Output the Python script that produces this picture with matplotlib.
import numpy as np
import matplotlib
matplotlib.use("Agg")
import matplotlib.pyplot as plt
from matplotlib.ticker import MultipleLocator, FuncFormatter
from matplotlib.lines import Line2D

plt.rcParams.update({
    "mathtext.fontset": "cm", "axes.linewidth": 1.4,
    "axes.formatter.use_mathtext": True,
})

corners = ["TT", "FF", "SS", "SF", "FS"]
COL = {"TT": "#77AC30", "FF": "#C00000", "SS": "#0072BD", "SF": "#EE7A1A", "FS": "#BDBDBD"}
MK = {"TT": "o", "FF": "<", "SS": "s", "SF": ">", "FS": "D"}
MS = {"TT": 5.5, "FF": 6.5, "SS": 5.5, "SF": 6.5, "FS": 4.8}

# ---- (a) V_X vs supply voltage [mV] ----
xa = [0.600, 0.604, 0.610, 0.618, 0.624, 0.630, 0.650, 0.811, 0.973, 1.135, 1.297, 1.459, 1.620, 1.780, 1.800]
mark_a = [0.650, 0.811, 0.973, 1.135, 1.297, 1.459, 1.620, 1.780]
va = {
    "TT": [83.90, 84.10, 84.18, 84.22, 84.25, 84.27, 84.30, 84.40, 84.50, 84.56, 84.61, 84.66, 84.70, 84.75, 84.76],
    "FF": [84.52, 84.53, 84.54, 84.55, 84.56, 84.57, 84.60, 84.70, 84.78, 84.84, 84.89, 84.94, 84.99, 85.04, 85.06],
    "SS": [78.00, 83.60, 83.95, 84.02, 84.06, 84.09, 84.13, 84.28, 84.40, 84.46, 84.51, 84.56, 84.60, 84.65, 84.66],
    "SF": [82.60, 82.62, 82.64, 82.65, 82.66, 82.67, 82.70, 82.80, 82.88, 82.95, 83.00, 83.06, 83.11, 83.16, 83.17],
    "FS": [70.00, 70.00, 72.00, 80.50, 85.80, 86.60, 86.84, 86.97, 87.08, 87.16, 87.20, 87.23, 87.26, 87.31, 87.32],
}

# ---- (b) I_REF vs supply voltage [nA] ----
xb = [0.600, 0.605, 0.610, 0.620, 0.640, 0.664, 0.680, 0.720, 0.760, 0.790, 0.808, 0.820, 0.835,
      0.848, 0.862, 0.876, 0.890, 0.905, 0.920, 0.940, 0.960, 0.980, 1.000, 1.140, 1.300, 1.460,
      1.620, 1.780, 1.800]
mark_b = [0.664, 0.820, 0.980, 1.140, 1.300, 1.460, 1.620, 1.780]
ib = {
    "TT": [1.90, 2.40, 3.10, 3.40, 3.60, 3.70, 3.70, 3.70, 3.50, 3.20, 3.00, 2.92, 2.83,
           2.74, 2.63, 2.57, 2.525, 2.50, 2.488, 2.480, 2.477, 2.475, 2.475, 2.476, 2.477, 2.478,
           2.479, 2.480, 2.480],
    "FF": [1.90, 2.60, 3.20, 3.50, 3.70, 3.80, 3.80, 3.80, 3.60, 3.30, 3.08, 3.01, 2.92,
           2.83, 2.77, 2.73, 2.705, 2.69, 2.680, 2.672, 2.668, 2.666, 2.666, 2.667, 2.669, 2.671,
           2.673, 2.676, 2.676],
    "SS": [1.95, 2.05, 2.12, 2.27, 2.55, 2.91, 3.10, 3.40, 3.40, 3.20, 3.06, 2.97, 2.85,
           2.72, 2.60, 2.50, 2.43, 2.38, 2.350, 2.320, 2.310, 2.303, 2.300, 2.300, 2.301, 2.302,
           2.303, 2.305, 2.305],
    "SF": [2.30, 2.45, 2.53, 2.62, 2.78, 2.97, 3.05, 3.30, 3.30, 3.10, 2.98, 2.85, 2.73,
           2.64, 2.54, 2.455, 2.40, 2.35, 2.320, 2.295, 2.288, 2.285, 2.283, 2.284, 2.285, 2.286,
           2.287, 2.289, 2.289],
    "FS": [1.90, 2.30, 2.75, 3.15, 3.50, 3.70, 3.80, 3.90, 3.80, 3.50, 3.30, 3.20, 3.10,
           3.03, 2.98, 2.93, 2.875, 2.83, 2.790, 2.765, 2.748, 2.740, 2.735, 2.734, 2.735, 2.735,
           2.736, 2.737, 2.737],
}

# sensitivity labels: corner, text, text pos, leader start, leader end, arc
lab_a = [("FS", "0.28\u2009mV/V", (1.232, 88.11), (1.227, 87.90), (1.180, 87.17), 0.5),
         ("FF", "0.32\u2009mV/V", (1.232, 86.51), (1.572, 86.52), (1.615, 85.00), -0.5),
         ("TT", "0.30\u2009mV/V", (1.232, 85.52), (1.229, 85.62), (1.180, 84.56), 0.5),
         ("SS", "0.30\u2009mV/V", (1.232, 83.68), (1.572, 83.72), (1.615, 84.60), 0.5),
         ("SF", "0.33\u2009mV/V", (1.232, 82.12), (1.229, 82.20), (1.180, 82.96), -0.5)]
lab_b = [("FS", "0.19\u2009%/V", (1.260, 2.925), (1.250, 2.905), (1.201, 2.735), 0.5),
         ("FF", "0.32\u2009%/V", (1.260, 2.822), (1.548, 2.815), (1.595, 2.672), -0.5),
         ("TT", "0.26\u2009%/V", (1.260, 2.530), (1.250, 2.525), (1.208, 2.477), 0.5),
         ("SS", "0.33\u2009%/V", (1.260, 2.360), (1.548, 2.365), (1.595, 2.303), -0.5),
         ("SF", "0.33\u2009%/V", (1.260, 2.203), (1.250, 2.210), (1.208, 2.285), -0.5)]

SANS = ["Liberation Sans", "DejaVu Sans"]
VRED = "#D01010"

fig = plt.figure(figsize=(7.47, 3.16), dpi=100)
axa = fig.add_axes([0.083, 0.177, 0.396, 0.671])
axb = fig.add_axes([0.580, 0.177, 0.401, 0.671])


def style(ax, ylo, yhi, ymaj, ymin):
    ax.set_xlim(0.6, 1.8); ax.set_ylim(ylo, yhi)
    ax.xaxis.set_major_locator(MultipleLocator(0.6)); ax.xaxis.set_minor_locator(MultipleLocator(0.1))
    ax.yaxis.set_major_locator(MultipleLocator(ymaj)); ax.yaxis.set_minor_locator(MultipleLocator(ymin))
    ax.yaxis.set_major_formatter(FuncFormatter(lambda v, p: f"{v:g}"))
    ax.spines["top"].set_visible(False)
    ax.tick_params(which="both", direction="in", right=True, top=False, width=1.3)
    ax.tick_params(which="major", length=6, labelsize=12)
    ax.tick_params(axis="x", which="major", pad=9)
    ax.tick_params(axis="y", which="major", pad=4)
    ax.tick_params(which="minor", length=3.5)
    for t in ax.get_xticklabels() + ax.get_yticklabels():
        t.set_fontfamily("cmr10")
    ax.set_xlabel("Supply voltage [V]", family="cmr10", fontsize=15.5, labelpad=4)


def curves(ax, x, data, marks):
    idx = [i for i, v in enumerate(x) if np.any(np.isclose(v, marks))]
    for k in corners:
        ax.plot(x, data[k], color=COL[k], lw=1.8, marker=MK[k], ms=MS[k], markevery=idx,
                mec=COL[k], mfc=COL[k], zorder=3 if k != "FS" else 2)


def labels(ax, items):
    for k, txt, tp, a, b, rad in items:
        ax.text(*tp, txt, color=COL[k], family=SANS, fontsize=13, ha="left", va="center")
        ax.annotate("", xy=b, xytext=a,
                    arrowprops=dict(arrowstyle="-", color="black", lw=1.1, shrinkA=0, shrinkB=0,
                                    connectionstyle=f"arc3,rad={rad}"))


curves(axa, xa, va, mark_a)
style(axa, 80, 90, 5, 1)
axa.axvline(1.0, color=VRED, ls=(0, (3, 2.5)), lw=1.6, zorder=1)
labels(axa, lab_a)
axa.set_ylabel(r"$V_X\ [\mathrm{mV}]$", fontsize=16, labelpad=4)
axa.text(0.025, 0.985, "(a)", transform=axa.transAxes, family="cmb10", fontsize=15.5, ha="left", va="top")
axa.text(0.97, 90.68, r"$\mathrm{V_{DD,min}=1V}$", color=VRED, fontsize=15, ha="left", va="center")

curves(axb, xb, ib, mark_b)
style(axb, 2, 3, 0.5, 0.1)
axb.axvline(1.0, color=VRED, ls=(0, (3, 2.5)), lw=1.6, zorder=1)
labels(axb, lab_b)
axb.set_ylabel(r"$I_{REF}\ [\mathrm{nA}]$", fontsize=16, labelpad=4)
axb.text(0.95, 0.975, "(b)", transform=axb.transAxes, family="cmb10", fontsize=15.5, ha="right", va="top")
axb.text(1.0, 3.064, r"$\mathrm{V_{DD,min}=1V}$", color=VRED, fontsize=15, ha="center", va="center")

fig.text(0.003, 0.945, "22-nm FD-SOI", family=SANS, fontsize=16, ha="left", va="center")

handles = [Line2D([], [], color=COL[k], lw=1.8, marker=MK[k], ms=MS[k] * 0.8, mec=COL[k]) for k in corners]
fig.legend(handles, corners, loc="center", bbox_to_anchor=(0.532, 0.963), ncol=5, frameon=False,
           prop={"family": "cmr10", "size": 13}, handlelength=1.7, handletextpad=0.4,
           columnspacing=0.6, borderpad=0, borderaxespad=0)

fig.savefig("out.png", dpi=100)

####################

- _Short problem_
Which lines of the data include "matplotlib"? Copy each of them.

- _Exercise result_
Output the Python script that produces this picture with matplotlib.
import matplotlib
matplotlib.use("Agg")
import matplotlib.pyplot as plt
from matplotlib.ticker import MultipleLocator, FuncFormatter
from matplotlib.lines import Line2D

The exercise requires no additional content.